In 2023, we didn’t do any price increase. The last price increase was put in place in June 2022 the U.S. — to the U.S. listing. So it’s almost one year, we didn’t do any pricing increase even more than one year. But what we had done, especially in 2022 has been carefully looking at all our price list to make sure there was no situation in which a specific market or specific partner benefited from price condition not allowing us an adequate marginality. In terms of cost, we of course, did a lot of effort to contain the cost of our raw material and utilization of our raw material. I remind you that gross margin does not include the cost of transportation which has been deflationary this year. But in this gross margin, we don’t take an advantage for that.
So this allow us to achieve in the second quarter 2023, an operating breakeven. I think it’s important to notice that this compare with, for instance 2019, a loss of nearly EUR8 million with a base of sales, which is — which was EUR10 million above than 2023. What it means? It means that by working diligently on our cost structure, we kind of lower the breakeven of EUR20 million and more of sales per year, which as you will see is a kind of underlying topic of this press release. To make explicit this journey, we’re not having the sales that we aspire to because most of the market condition, we try to accelerate the optimization of our, let’s call it, back of the house operational machine, so to extract more value, more cash when as I’m sure growth will come back.

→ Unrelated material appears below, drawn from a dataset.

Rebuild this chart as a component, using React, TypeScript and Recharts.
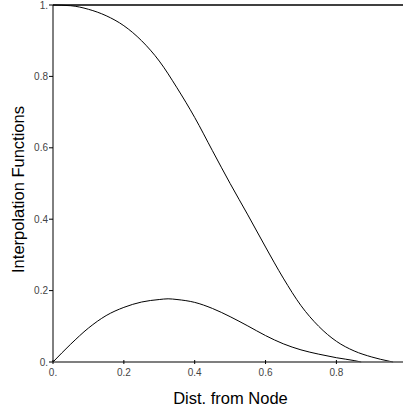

Let’s look at cash. Cash at the end of the period, so June 2023 was of EUR44.5 million, which compared to EUR54.5 million at the end of 2022. Here, despite the difficult year, we didn’t stop investing in a critical area. We invest EUR10.6 (ph) million of which EUR5.3 million went to optimize the Italian factory and EUR2 million to open direct stores. Operating activity were positive despite the lower level of sales by EUR1.6 million. So as you can understand by now, we don’t anticipate a quick inversion of the market cycle, at least for the end of the year. And in this market context, we believe and we are acting accordingly, the cost and capital efficiency are of paramount importance. For that reason, we launched a set of initiatives to reduce cost and improve working capital discipline, which Carlo, who will comment later more in detail, but this includes, for instance, really working on our SG&A structure, including the account.